The total proposed fiscal year 2015 (FY15) operating budget for the town is $90.94 million. In the resolution to accept the budget, Cohen has allowed up to $2 million of free cash to be used to offset any tax increases to residents, which would leave $4.6 million in the account. No layoffs were incurred.
“There are no hidden facts,” Mayor Richard Cohen told Reminder Publications. “I try to be clear and precise. This is one of the most important jobs of the mayor [to draft a budget] that meets the needs of the residents and businesses alike.”
Cohen noted he’s never raised taxes more than the 2½ percent threshold. He described the FY15 budget as “financially frugal” while maintaining the level of service the town offers to its residents. He added that the general funding debt is down 8 percent.
In his budget introduction letter to the City Council, Cohen wrote, “The fact that we were able to avert layoffs and massive service cuts to municipal and school services within this budget is no small feat. Everyone’s cooperation is needed in difficult times and is crucial in guiding our town through these fiscal challenges. However, continued cooperation is and will be needed as we move forward in order to minimize the impact of the economic recession on our taxpayers.”
The suggested amount for the School Department budget is $40.1 million, a $1.65 million dollar increase from last year. Cohen attributed the majority of the increase to contractual obligations for employees. He said it’s crucial for the town “to maintain the highest educational standards,” adding that the town’s graduation rate is 94.4 percent. He commented that the school budget is “not inflated with extras.”
The Law Department budget is listed as $137,300, which is a 13.19 percent increase from last year that anticipates the addition of a part-time paralegal. Cohen explained that the law clerk is no longer allowed to be compensated as an independent contractor per state law and that part of the salary increase from $11,000 to 27,000 is due to the increased minimum wage rate.

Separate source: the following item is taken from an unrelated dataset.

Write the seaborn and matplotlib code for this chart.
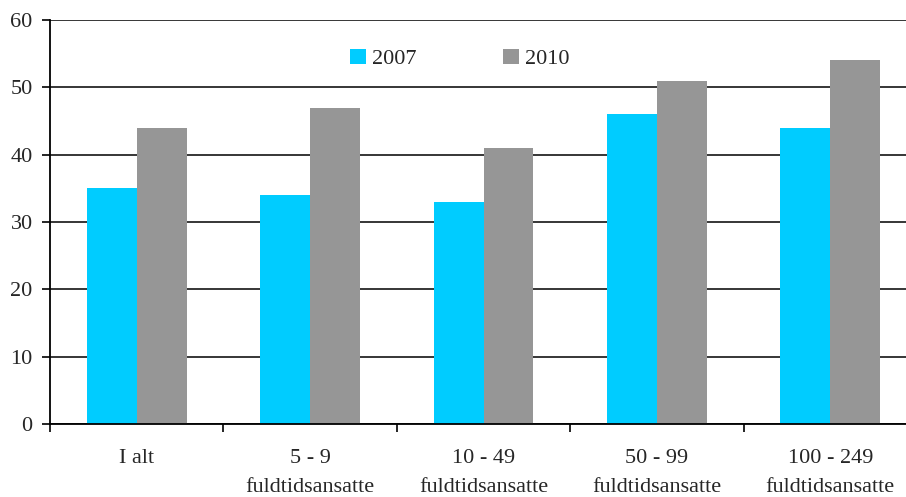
import matplotlib
matplotlib.use("Agg")
import matplotlib.pyplot as plt
import seaborn as sns
import pandas as pd
from matplotlib.patches import Patch
from matplotlib.ticker import FixedLocator

categories = ["I alt", "5 - 9\nfuldtidsansatte", "10 - 49\nfuldtidsansatte",
              "50 - 99\nfuldtidsansatte", "100 - 249\nfuldtidsansatte"]
years = ["2007", "2010"]
values_2007 = [35, 34, 33, 46, 44]
values_2010 = [44, 47, 41, 51, 54]
colors = ["#00CCFF", "#969696"]

df = pd.DataFrame({
    "kategori": categories * 2,
    "aar": [years[0]] * len(categories) + [years[1]] * len(categories),
    "andel": values_2007 + values_2010,
})

sns.set_style("white")
plt.rcParams["font.family"] = ["Liberation Serif", "DejaVu Serif"]
plt.rcParams["font.size"] = 16

fig = plt.figure(figsize=(9.06, 4.97), dpi=100)
W, H = 906, 497
ax = fig.add_axes([50 / W, (H - 424) / H, 867 / W, 404 / H])

sns.barplot(data=df, x="kategori", y="andel", hue="aar", palette=colors,
            order=categories, hue_order=years, width=0.576, saturation=1,
            ax=ax, legend=False, linewidth=0)

ax.set_ylim(0, 60)
ax.set_xlim(-0.5, len(categories) - 0.5)
ax.set_yticks(range(0, 61, 10))
ax.set_xlabel("")
ax.set_ylabel("")

# grid lines
ax.yaxis.grid(True, color="black", linewidth=1.1)
ax.set_axisbelow(True)

for side in ["top", "right"]:
    ax.spines[side].set_visible(False)
for side in ["left", "bottom"]:
    ax.spines[side].set_color("black")
    ax.spines[side].set_linewidth(1.3)

ax.tick_params(axis="y", direction="out", length=5.5, width=1.2, color="black",
               pad=7, labelsize=16, left=True)
# category labels without ticks; ticks at group boundaries
ax.tick_params(axis="x", which="major", length=0, pad=18, labelsize=16)
ax.xaxis.set_minor_locator(FixedLocator([i - 0.5 for i in range(len(categories) + 1)]))
ax.tick_params(axis="x", which="minor", direction="out", length=5.5, width=1.2,
               color="black", bottom=True)
for lbl in ax.get_xticklabels():
    lbl.set_linespacing(1.74)
    lbl.set_verticalalignment("top")

handles = [Patch(facecolor=c, edgecolor="none", label=y) for c, y in zip(colors, years)]
ax.legend(handles=handles, ncol=2, loc="center", bbox_to_anchor=(0.473, 0.903),
          frameon=False, handlelength=0.68, handleheight=0.68, handletextpad=0.3,
          columnspacing=3.9, fontsize=16)

fig.savefig("out.png", dpi=100)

The listed budget for the Police Department is $5 million, a $489,000 increase from last year. Part of the increase is due to the need for up-to-date training and certification of personnel. According to Cohen, approximately $20,000 of the change is due to increase salaries and hourly rates. Providing a court officer represents $100,000 of the budget. An amount of $40,480 is designated to pay the company that maintains the department’s computer operating software at the station and in the cruisers.
Also included in the proposal is $238,700 to cover the cost of eight new cruisers that will be replaced with Ford Interceptor SUVs. The explanation sheet in the budget states, “These vehicles are operated 24 hours a day, 365 days a year, have mileage consistently over 120,000 and are in poor condition from a mechanical standpoint.”
Increases for the Information Technology and Treasure/Collector are due to employee contractual stipulations.